Combination of stable Molybdenum (Mo) isotopes and radiogenic isotopes have great potential for studying mantle heterogeneities, especially those subduction-related processes.
However, the current Mo isotope database for mid-ocean ridge basalts (MORB) is very small and the possible effects of magma generation and evolution on Mo isotopes remain debated.
Recently, Dr. CHEN Shuo and Dr. SUN Pu from the Institute of Oceanology of the Chinese Academy of Sciences (IOCAS) and their collaborators have revealed the source of enriched mid-ocean ridge basalt by Mo isotope systematics of lavas from the East Pacific Rise (EPR).
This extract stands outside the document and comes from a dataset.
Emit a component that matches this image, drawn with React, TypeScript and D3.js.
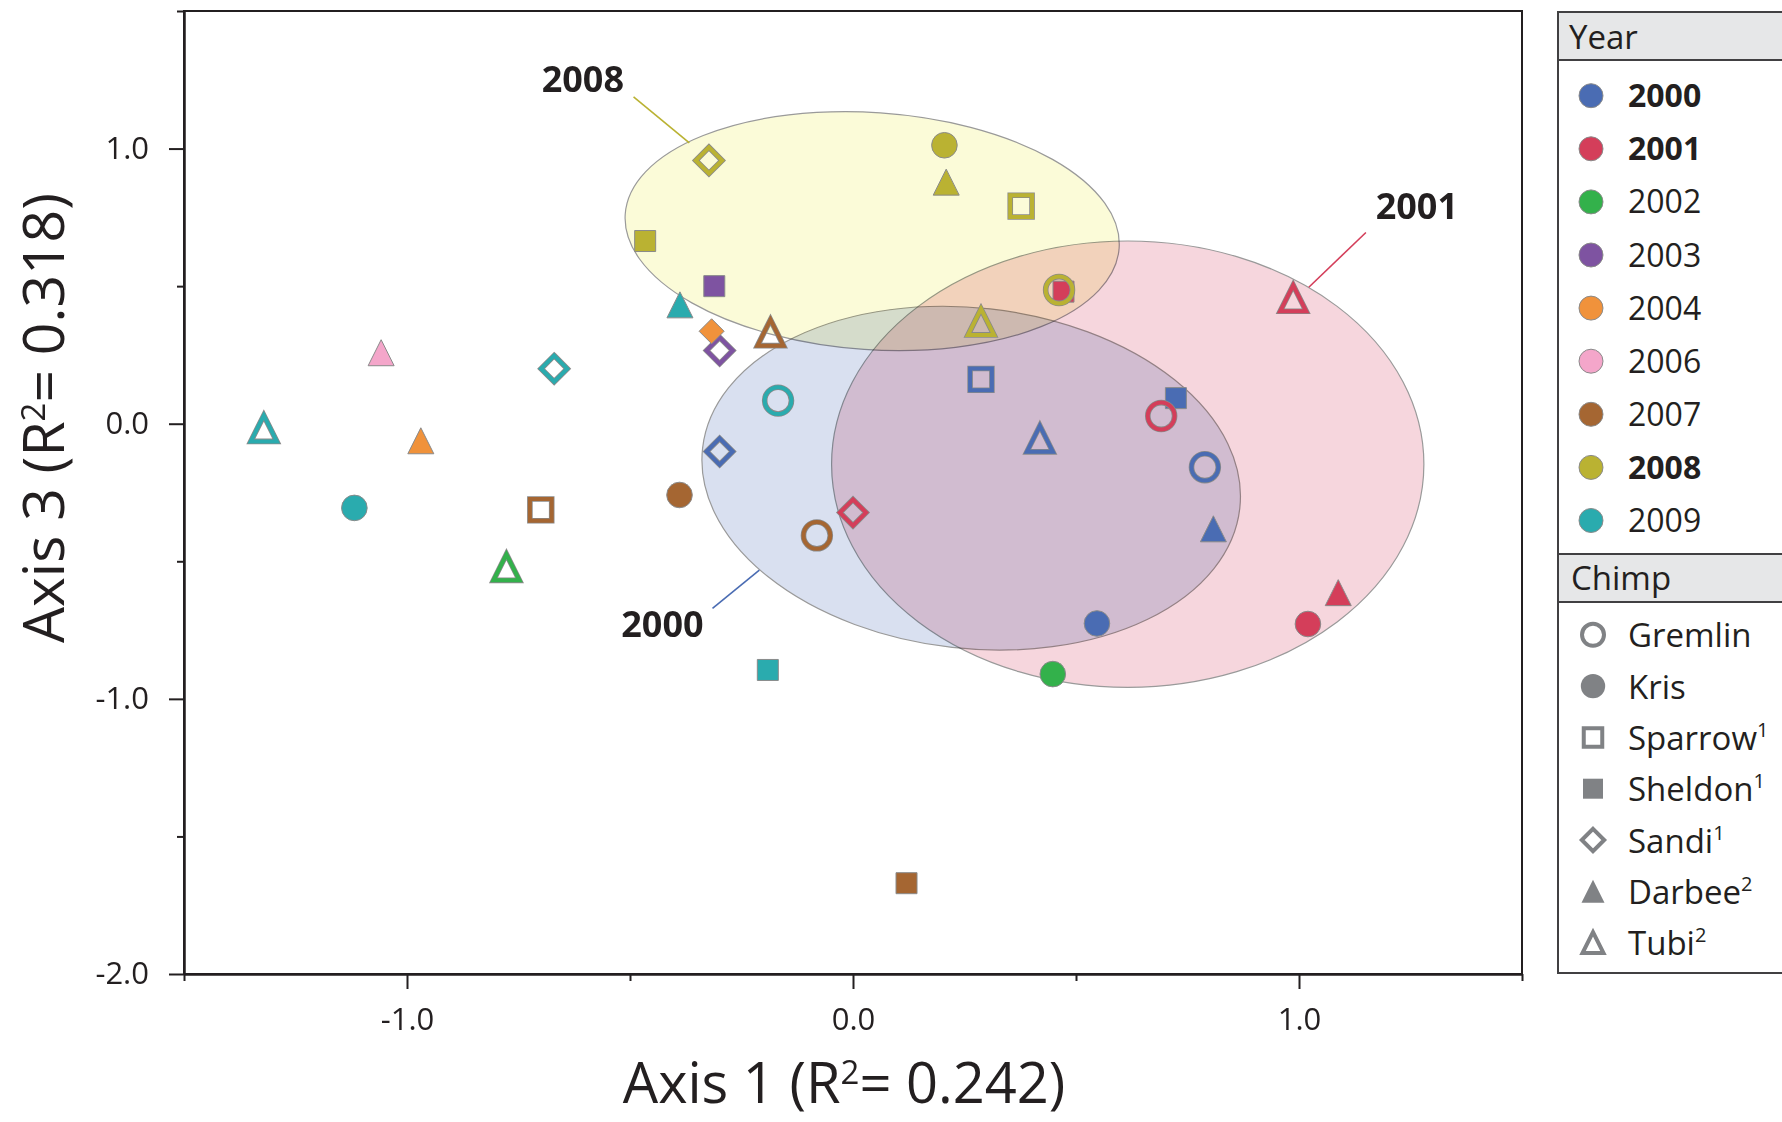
import { useEffect, useRef } from 'react';
import * as d3 from 'd3';

// years and their colours
const years = ['2000', '2001', '2002', '2003', '2004', '2006', '2007', '2008', '2009'];
const boldYears = ['2000', '2001', '2008'];
const yearColors = ['#4a6cb3', '#d43e5a', '#33b14b', '#7e53a1', '#f0923b', '#f4a6ca', '#a56632', '#bab232', '#2aabae'];

// chimps and footnote marks
const chimps = ['Gremlin', 'Kris', 'Sparrow', 'Sheldon', 'Sandi', 'Darbee', 'Tubi'];
const chimpNotes = ['', '', '1', '1', '1', '2', '2'];

// one sample per entry
const pointYear = [
  '2000', '2000', '2000', '2000', '2000', '2000', '2000',
  '2001', '2001', '2001', '2001', '2001', '2001',
  '2002', '2002',
  '2003', '2003',
  '2004', '2004',
  '2006',
  '2007', '2007', '2007', '2007', '2007',
  '2008', '2008', '2008', '2008', '2008', '2008', '2008',
  '2009', '2009', '2009', '2009', '2009', '2009',
];
const pointChimp = [
  'Gremlin', 'Kris', 'Sparrow', 'Sheldon', 'Sandi', 'Darbee', 'Tubi',
  'Gremlin', 'Kris', 'Sheldon', 'Sandi', 'Darbee', 'Tubi',
  'Kris', 'Tubi',
  'Sheldon', 'Sandi',
  'Sandi', 'Darbee',
  'Darbee',
  'Gremlin', 'Kris', 'Sparrow', 'Sheldon', 'Tubi',
  'Gremlin', 'Kris', 'Sparrow', 'Sheldon', 'Sandi', 'Darbee', 'Tubi',
  'Gremlin', 'Kris', 'Sheldon', 'Sandi', 'Darbee', 'Tubi',
];
const axis1 = [
  0.789, 0.547, 0.287, 0.724, -0.299, 0.808, 0.419,
  0.691, 1.02, 0.472, 0.0, 1.088, 0.987,
  0.448, -0.777,
  -0.311, -0.299,
  -0.317, -0.969,
  -1.058,
  -0.081, -0.389, -0.7, 0.12, -0.185,
  0.462, 0.205, 0.377, -0.466, -0.323, 0.209, 0.287,
  -0.168, -1.118, -0.191, -0.67, -0.388, -1.321,
];
const axis3 = [
  -0.158, -0.726, 0.161, 0.093, -0.101, -0.382, -0.055,
  0.028, -0.728, 0.48, -0.323, -0.614, 0.456,
  -0.91, -0.522,
  0.5, 0.266,
  0.336, -0.062,
  0.258,
  -0.406, -0.259, -0.313, -1.67, 0.331,
  0.486, 1.012, 0.791, 0.664, 0.957, 0.878, 0.37,
  0.084, -0.306, -0.895, 0.2, 0.432, -0.017,
];
// the 2004 Sandi sample is drawn as a solid diamond
const solidSandiYears = ['2004'];

// year ellipses (centre, radii in axis units, tilt in degrees)
const ellipseYears = ['2000', '2001', '2008'];
const ellipseCx = [0.265, 0.616, 0.043];
const ellipseCy = [-0.198, -0.147, 0.7];
const ellipseRx = [0.606, 0.664, 0.555];
const ellipseRy = [0.619, 0.811, 0.431];
const ellipseTilt = [6.4, 0, 3.9];
const ellipseFills = ['#d9e0f0', '#f6d6dd', '#fbfbd8'];

// ellipse labels, in axis units
const labelYears = ['2008', '2001', '2000'];
const labelX = [-0.698, 1.172, -0.335];
const labelY = [1.204, 0.743, -0.774];
const labelAnchor = ['start', 'start', 'end'];
const leaderFrom = [[-0.492, 1.188], [1.15, 0.695], [-0.315, -0.671]];
const leaderTo = [[-0.367, 1.021], [1.022, 0.496], [-0.21, -0.532]];

const xTicks = [-1, 0, 1];
const xMinor = [-1.5, -0.5, 0.5, 1.5];
const yTicks = [1, 0, -1, -2];
const yMinor = [1.5, 0.5, -0.5, -1.5];

const W = 1782;
const H = 1122;
const FONT = "'Open Sans', sans-serif";
const INK = '#231f20';
const EDGE = '#8a8a8a';
const LEGEND_GRAY = '#808285';

const x = d3.scaleLinear().domain([-1.5, 1.5]).range([184, 1522]);
const y = d3.scaleLinear().domain([-2, 1.5]).range([974, 11]);

const shapeOf = {
  Gremlin: ['circle', false],
  Kris: ['circle', true],
  Sparrow: ['square', false],
  Sheldon: ['square', true],
  Sandi: ['diamond', false],
  Darbee: ['triangle', true],
  Tubi: ['triangle', false],
};

function shapePath(shape, s) {
  const p = d3.path();
  if (shape === 'circle') {
    p.moveTo(s, 0);
    p.arc(0, 0, s, 0, 2 * Math.PI);
    p.closePath();
  } else if (shape === 'square') {
    p.rect(-s / 2, -s / 2, s, s);
  } else if (shape === 'diamond') {
    p.moveTo(0, -s);
    p.lineTo(s, 0);
    p.lineTo(0, s);
    p.lineTo(-s, 0);
    p.closePath();
  } else {
    p.moveTo(0, -s / 2);
    p.lineTo(s / 2, s / 2);
    p.lineTo(-s / 2, s / 2);
    p.closePath();
  }
  return p.toString();
}

const solidSize = { circle: 12.8, square: 21, diamond: 12.5, triangle: 26 };
const openSize = { circle: 13.4, square: 21.8, diamond: 13.1, triangle: 26 };

function Marker({ shape, filled, color, cx, cy }) {
  if (filled) {
    return (
      <path
        transform={`translate(${cx},${cy})`}
        d={shapePath(shape, solidSize[shape])}
        fill={color}
        stroke={EDGE}
        strokeWidth={1}
      />
    );
  }
  const d = shapePath(shape, openSize[shape]);
  return (
    <g transform={`translate(${cx},${cy})`} fill="none" strokeLinejoin="miter">
      <path d={d} stroke={EDGE} strokeWidth={5.6} />
      <path d={d} stroke={color} strokeWidth={4} />
    </g>
  );
}

function LegendSymbol({ shape, filled, cx, cy }) {
  const sizes = filled
    ? { circle: 12.2, square: 20, diamond: 12, triangle: 23 }
    : { circle: 11, square: 18.5, diamond: 11.2, triangle: 21 };
  const d = shapePath(shape, sizes[shape]);
  return filled ? (
    <path transform={`translate(${cx},${cy})`} d={d} fill={LEGEND_GRAY} />
  ) : (
    <path transform={`translate(${cx},${cy})`} d={d} fill="none" stroke={LEGEND_GRAY} strokeWidth={4} />
  );
}

export default function App() {
  const xAxisRef = useRef(null);
  const xMinorRef = useRef(null);
  const yAxisRef = useRef(null);
  const yMinorRef = useRef(null);

  useEffect(() => {
    const fmt = (d) => d.toFixed(1);

    select(xAxisRef.current).call(
      d3.axisBottom(x).tickValues(xTicks).tickSize(15).tickSizeOuter(0).tickPadding(19).tickFormat(fmt)
    );
    select(xMinorRef.current).call(
      d3.axisBottom(x).tickValues(xMinor).tickSize(7).tickSizeOuter(0).tickFormat(() => '')
    );
    select(yAxisRef.current).call(
      d3.axisLeft(y).tickValues(yTicks).tickSize(15).tickSizeOuter(0).tickPadding(20).tickFormat(fmt)
    );
    select(yMinorRef.current).call(
      d3.axisLeft(y).tickValues(yMinor).tickSize(7).tickSizeOuter(0).tickFormat(() => '')
    );

    [xAxisRef, xMinorRef, yAxisRef, yMinorRef].forEach((r) => {
      const g = select(r.current);
      g.attr('font-size', 31).attr('font-family', FONT).attr('color', INK);
      g.selectAll('line, path').attr('stroke-width', 2);
      g.selectAll('text').attr('fill', INK);
    });
  }, []);

  const ux = x(1) - x(0);
  const uy = y(0) - y(1);

  return (
    <svg
      width={W}
      height={H}
      style={{ position: 'absolute', left: 0, top: 0, background: '#fff' }}
      fontFamily={FONT}
    >
      <rect x={0} y={0} width={W} height={H} fill="#fff" />

      {/* year ellipses */}
      <g style={{ isolation: 'isolate' }}>
        {ellipseYears.map((yr, i) => (
          <ellipse
            key={yr}
            cx={x(ellipseCx[i])}
            cy={y(ellipseCy[i])}
            rx={ellipseRx[i] * ux}
            ry={ellipseRy[i] * uy}
            transform={`rotate(${ellipseTilt[i]},${x(ellipseCx[i])},${y(ellipseCy[i])})`}
            fill={ellipseFills[i]}
            stroke="#9a9a9a"
            strokeWidth={1.2}
            style={{ mixBlendMode: 'multiply' }}
          />
        ))}
      </g>

      {/* leader lines and labels */}
      {labelYears.map((yr, i) => (
        <g key={yr}>
          <line
            x1={x(leaderFrom[i][0])}
            y1={y(leaderFrom[i][1])}
            x2={x(leaderTo[i][0])}
            y2={y(leaderTo[i][1])}
            stroke={yearColors[years.indexOf(yr)]}
            strokeWidth={1.6}
          />
          <text
            x={x(labelX[i])}
            y={y(labelY[i])}
            textAnchor={labelAnchor[i]}
            fontSize={36}
            fontWeight={700}
            fill={INK}
          >
            {yr}
          </text>
        </g>
      ))}

      {/* samples */}
      {pointYear.map((yr, i) => {
        const [shape, filledBase] = shapeOf[pointChimp[i]];
        const filled = filledBase || (pointChimp[i] === 'Sandi' && solidSandiYears.includes(yr));
        return (
          <Marker
            key={i}
            shape={shape}
            filled={filled}
            color={yearColors[years.indexOf(yr)]}
            cx={x(axis1[i])}
            cy={y(axis3[i])}
          />
        );
      })}

      {/* frame and axes */}
      <rect x={x(-1.5)} y={y(1.5)} width={x(1.5) - x(-1.5)} height={y(-2) - y(1.5)} fill="none" stroke={INK} strokeWidth={2} />
      <g ref={xAxisRef} transform={`translate(0,${y(-2)})`} />
      <g ref={xMinorRef} transform={`translate(0,${y(-2)})`} />
      <g ref={yAxisRef} transform={`translate(${x(-1.5)},0)`} />
      <g ref={yMinorRef} transform={`translate(${x(-1.5)},0)`} />

      <text x={844} y={1103} textAnchor="middle" fontSize={56} fill={INK}>
        Axis 1 (R<tspan dy={-19} fontSize={33}>2</tspan>
        <tspan dy={19}>= 0.242)</tspan>
      </text>
      <text transform="translate(64,418) rotate(-90)" textAnchor="middle" fontSize={57} fill={INK}>
        Axis 3 (R<tspan dy={-19} fontSize={33}>2</tspan>
        <tspan dy={19}>= 0.318)</tspan>
      </text>

      {/* legend */}
      <g>
        <rect x={1558} y={12} width={300} height={961} fill="#fff" stroke="#414042" strokeWidth={2} />
        <rect x={1558} y={12} width={300} height={48} fill="#e6e7e8" stroke="#414042" strokeWidth={2} />
        <text x={1569} y={49} fontSize={33} fill={INK}>Year</text>
        {years.map((yr, i) => {
          const cy = 95.7 + i * 53.1;
          return (
            <g key={yr}>
              <circle cx={1591} cy={cy} r={12} fill={yearColors[i]} stroke={EDGE} strokeWidth={1} />
              <text
                x={1628}
                y={cy + 11.5}
                fontSize={32}
                fontWeight={boldYears.includes(yr) ? 700 : 400}
                fill={INK}
              >
                {yr}
              </text>
            </g>
          );
        })}
        <rect x={1558} y={554} width={300} height={48} fill="#e6e7e8" stroke="#414042" strokeWidth={2} />
        <text x={1571} y={590} fontSize={33} fill={INK}>Chimp</text>
        {chimps.map((c, i) => {
          const cy = 634.8 + i * 51.3;
          const [shape, filled] = shapeOf[c];
          return (
            <g key={c}>
              <LegendSymbol shape={shape} filled={filled} cx={1593} cy={cy} />
              <text x={1628} y={cy + 12.5} fontSize={33} fill={INK}>
                {c}
                {chimpNotes[i] && (
                  <tspan dy={-13} fontSize={20}>
                    {chimpNotes[i]}
                  </tspan>
                )}
              </text>
            </g>
          );
        })}
      </g>
    </svg>
  );
}

function select(node) {
  return d3.select(node);
}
The study was published in Earth and Planetary Science Letters.
The researchers investigated the Mo isotopic compositions on well-characterized MORB samples on and off-axis across morphologically typical ridge segments of EPR and seamounts lavas on the flanks of EPR between 5°N and 12°N.
They found large Mo isotope variations in the MORB samples, which were unlikely caused by MORB melt generation and evolution processes but reflected mantle isotopic heterogeneity.
“MORB Mo isotope compositions varied systematically with geochemical parameters indicating mantle enrichment,” said Dr. CHEN. This is most likely resulted from two-component mixing between an incompatible element depleted endmember with low δ98/95Mo (~-0.21‰) and an incompatible element enriched endmember with high δ98/95Mo (~-0.05‰).
In light of the association of heavier Mo isotopes composition with the geochemically more enriched MORB, they ruled out the prevailing model of recycled ocean crust with or without sediment.
Instead, based on their new data and modeling, they suggested that the enriched endmember was most consistent with localized low degree melt enrichment within the depleted MORB mantle, most likely at the lithosphere-asthenosphere boundary in Earth’s history.
The study reveals that recycled oceanic mantle lithosphere, metasomatized by low degree melt, plays a key role in the formation of enriched MORB (E-MORB) source lithologies. In addition, it also highlights Mo isotopes can be an effective tool for studying upper mantle processes.